Having had full control over almost all network reserve assets for backing (BTC, ETH, …), sales (USNBT, CNNBT, …), and since almost a year ago also share assets (NSR). I know where the money goes. Payroll and expenses have since January 1, 2017 been logged:
- 18.55 BTC (rough calculation ~$100K)
- 113,075 USNBT
- A few transactions for liquidity operations have been made to addresses not publicly listed. Any human error of my failing to list expenses can be revealed by basic blockchain analysis searching for transactions made to addresses not listed as exchange addresses for Liquidity Operations. I encourage you do that so they can be corrected. I want them shown on our website in graphs, but publishing payments in a pretty way hasn’t been a priority.

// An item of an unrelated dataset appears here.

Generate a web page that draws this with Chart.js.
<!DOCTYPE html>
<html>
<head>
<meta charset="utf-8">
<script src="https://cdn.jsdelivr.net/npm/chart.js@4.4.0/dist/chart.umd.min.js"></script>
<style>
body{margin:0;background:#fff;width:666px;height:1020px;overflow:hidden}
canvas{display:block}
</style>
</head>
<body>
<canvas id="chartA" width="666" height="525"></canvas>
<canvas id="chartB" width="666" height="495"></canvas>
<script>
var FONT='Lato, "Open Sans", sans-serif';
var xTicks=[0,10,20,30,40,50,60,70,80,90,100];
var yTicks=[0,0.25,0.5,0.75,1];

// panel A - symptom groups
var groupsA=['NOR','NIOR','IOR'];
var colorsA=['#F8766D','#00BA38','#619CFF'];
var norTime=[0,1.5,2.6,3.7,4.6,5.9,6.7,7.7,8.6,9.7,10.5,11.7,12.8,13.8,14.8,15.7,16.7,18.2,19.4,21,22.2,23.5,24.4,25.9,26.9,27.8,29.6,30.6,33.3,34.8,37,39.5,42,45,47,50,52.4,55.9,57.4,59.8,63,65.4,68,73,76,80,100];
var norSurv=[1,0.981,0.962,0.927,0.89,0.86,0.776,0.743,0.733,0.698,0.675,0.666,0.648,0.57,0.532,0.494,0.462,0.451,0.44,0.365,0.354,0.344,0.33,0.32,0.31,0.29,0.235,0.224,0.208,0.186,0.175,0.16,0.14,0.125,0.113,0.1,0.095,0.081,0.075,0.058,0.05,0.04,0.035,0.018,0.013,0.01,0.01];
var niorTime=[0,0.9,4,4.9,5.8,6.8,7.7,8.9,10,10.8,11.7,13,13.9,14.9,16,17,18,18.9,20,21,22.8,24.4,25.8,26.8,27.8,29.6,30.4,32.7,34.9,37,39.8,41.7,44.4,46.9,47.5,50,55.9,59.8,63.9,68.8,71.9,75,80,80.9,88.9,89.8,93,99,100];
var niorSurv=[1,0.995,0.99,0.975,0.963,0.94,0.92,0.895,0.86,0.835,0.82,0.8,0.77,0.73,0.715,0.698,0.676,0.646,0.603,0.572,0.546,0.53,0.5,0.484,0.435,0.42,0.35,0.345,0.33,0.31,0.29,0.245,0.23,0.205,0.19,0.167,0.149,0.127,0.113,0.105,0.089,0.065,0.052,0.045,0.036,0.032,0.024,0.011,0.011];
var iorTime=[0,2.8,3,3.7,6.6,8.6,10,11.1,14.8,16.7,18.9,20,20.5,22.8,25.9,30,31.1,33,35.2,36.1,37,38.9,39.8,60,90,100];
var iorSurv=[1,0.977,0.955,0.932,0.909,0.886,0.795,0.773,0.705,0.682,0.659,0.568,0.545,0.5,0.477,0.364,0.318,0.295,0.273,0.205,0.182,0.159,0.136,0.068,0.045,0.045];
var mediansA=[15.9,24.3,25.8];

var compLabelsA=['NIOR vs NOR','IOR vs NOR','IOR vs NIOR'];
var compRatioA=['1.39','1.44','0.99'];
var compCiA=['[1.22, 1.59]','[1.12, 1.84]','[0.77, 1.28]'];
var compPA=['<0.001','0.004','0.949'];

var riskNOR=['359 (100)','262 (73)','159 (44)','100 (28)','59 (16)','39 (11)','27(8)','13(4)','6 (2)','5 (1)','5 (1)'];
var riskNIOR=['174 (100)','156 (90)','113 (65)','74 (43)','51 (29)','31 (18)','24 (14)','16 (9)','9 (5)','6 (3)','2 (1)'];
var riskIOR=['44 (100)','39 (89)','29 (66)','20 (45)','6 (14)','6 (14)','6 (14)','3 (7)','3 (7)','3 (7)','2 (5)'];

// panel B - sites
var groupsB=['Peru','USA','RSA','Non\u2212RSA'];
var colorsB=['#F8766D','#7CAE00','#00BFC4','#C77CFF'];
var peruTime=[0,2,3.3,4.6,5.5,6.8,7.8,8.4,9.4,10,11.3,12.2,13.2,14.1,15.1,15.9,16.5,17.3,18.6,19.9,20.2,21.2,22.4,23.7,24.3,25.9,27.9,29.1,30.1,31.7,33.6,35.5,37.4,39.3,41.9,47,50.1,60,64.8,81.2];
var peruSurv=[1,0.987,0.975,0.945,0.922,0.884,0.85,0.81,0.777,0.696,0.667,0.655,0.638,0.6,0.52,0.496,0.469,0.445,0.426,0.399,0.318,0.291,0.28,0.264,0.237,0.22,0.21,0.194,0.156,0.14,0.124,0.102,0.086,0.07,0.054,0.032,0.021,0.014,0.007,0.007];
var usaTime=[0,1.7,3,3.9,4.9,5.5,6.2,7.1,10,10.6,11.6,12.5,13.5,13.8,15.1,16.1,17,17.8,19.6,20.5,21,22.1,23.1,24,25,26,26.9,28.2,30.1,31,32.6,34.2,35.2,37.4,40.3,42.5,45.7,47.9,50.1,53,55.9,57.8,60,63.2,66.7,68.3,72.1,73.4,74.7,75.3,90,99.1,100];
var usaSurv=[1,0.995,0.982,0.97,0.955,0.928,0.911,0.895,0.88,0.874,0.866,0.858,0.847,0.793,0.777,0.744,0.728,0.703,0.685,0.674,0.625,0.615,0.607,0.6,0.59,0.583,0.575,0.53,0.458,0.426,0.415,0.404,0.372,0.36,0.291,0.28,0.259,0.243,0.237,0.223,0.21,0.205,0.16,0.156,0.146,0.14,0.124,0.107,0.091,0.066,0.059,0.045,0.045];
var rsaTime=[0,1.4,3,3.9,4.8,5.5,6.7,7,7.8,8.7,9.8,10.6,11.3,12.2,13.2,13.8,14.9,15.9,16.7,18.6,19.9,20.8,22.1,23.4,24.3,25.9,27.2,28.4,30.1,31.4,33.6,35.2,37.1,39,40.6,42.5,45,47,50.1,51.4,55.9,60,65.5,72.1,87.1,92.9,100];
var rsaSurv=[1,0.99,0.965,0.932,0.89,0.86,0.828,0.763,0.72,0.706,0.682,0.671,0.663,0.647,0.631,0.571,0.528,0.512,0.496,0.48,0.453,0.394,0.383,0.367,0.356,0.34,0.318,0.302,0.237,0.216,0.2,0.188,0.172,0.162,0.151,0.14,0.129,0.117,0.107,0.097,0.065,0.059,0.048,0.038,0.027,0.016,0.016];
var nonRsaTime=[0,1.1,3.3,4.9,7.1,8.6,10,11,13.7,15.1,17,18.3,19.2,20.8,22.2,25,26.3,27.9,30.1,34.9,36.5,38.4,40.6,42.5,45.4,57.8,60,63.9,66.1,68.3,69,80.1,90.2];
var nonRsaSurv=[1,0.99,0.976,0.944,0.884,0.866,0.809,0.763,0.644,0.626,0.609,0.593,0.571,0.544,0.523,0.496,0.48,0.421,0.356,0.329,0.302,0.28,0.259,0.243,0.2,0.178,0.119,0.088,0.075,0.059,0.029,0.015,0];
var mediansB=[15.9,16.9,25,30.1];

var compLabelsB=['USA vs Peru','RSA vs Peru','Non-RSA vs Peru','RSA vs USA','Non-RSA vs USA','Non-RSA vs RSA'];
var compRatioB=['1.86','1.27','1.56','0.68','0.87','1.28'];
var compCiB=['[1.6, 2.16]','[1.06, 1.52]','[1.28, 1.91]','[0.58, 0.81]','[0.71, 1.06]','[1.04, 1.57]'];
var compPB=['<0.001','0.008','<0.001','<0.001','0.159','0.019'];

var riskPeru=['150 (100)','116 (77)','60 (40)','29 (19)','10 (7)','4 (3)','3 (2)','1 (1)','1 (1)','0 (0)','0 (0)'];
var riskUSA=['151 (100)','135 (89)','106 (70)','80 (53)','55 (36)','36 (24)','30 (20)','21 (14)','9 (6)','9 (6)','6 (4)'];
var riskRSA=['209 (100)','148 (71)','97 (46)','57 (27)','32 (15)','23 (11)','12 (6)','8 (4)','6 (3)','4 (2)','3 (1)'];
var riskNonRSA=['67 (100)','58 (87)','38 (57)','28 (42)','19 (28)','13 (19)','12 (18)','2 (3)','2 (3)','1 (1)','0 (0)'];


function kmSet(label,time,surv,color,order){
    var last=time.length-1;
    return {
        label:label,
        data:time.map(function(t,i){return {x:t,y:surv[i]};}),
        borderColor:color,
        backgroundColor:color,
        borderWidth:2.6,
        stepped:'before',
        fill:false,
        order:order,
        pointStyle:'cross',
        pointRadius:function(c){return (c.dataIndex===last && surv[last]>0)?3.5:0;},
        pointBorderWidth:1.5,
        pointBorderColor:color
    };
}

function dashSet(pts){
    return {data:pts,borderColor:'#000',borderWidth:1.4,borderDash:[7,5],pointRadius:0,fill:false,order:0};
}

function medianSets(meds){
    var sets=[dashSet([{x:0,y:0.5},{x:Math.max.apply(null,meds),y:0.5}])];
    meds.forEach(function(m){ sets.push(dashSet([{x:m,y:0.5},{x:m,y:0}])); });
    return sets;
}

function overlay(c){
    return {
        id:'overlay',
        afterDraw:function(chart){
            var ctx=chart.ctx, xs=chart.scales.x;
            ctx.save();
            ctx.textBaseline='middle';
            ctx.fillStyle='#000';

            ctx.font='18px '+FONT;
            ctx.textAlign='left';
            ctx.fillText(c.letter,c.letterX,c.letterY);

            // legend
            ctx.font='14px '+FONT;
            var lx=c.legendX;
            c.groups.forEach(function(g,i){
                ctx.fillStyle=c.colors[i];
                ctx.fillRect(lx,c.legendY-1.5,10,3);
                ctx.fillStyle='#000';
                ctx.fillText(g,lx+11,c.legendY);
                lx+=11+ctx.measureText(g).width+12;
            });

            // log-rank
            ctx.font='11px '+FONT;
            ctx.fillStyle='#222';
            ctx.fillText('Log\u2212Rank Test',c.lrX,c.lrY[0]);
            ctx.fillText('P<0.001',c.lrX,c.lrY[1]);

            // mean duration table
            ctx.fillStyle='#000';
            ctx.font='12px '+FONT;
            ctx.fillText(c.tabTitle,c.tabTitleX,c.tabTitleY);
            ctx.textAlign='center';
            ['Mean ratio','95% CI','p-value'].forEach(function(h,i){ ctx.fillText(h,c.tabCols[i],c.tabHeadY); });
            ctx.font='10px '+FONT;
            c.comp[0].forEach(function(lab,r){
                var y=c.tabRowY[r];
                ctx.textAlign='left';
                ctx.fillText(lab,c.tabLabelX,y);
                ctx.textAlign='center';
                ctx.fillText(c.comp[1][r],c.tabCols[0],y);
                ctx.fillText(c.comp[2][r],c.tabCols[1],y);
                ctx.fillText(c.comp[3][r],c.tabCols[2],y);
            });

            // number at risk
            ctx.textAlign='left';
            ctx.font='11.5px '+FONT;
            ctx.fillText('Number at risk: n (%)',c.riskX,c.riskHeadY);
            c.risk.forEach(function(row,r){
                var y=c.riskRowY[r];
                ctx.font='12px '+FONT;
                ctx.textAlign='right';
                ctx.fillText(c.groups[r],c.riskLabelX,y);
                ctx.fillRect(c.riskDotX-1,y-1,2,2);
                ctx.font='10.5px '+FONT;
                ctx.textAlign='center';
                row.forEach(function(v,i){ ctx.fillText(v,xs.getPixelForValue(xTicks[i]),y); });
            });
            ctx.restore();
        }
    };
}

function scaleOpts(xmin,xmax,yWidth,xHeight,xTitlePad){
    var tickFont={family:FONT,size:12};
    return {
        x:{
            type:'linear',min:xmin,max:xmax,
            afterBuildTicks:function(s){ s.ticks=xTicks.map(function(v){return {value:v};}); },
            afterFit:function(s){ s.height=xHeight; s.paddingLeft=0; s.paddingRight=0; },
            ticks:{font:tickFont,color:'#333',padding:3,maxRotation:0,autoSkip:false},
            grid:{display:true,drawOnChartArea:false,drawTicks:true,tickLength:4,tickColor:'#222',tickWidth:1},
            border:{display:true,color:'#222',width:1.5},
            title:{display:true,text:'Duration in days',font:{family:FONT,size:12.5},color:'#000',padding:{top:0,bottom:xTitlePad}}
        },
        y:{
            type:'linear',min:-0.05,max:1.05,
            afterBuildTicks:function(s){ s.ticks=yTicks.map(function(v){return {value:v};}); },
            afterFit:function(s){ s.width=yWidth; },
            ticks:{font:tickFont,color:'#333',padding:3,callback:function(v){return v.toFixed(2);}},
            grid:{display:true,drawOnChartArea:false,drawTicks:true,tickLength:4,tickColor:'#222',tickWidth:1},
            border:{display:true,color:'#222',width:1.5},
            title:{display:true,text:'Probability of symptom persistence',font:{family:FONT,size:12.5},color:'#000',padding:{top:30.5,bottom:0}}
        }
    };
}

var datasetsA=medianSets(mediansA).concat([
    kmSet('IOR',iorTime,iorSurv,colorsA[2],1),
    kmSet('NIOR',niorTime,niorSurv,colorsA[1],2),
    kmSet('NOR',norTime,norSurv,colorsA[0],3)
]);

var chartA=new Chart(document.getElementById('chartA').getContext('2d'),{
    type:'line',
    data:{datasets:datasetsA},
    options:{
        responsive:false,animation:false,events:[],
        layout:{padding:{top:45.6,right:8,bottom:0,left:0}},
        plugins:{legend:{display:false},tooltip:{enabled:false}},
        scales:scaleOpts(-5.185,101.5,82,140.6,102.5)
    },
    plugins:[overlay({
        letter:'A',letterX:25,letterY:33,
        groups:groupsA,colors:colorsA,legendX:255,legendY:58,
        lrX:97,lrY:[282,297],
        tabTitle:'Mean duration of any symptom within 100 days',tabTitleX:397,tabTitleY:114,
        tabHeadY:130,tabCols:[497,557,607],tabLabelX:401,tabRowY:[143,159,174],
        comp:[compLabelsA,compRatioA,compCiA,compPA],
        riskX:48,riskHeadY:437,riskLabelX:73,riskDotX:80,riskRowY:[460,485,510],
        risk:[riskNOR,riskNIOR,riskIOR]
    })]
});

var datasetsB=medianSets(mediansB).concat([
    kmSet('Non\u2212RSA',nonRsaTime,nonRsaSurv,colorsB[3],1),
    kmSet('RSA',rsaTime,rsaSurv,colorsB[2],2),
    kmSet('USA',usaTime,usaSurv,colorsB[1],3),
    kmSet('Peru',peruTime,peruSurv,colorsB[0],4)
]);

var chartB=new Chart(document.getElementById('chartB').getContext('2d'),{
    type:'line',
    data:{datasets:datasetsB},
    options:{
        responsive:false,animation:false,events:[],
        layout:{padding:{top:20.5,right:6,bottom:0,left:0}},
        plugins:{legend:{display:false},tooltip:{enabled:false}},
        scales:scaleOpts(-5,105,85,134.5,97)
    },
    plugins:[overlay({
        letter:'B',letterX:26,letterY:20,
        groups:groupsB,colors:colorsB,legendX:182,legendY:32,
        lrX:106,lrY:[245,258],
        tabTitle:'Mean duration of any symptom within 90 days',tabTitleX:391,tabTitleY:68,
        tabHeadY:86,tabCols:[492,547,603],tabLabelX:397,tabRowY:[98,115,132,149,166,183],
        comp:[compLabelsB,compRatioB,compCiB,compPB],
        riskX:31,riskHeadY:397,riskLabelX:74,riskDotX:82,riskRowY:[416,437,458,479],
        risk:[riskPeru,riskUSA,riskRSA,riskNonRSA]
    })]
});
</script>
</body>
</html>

100% reserve ratio guarantees that with 9,000,000 USNBT entering circulation at a Bitcoin price of $18,000 in December, falling to $9,000 early February, those $4,500,000 would simply be lost by the network at mercy of Bitcoin demand. Our liquidity model attempts to address that by creating a demand for NuShares. How else could you do it? @Sabreiib’s idea is something I’m eager to get into, but it’s not what shareholders have asked for.
Something I regret is not pushing harder for the partnership with a major blockchain consulting firm in January–February when Nu had funding. In general we should be less afraid of spending money on things the network needs. There will always be some degree of wasted money before you know how to do something. Worse than that is no results.
@Phoenix and I were the two people who recovered Nu after the peg abandonment mid-2016. We’re the ones working for the continuation of NuBits, to make sure people get their money. We got the peg back within four months in 2016. It’s possible that it will take longer with a higher market cap, but I’m not giving up. People have sadly placed more money in NuBits than they could afford to lose.
Is transparency today not on par with regular companies? We list contractor payments and expenses, but not the exact details. Chief of Liquidity Operations’ compensation rate is public (which is the highest paid). Expenses consist mostly of hosting and online services. I don’t see how more transparency would make such a difference.
I’m not interested in further discussion with those who wish to steal our time and energy from working on what matters. If you have actual ideas, make a thread where you outline them. Curiously, that almost never happens.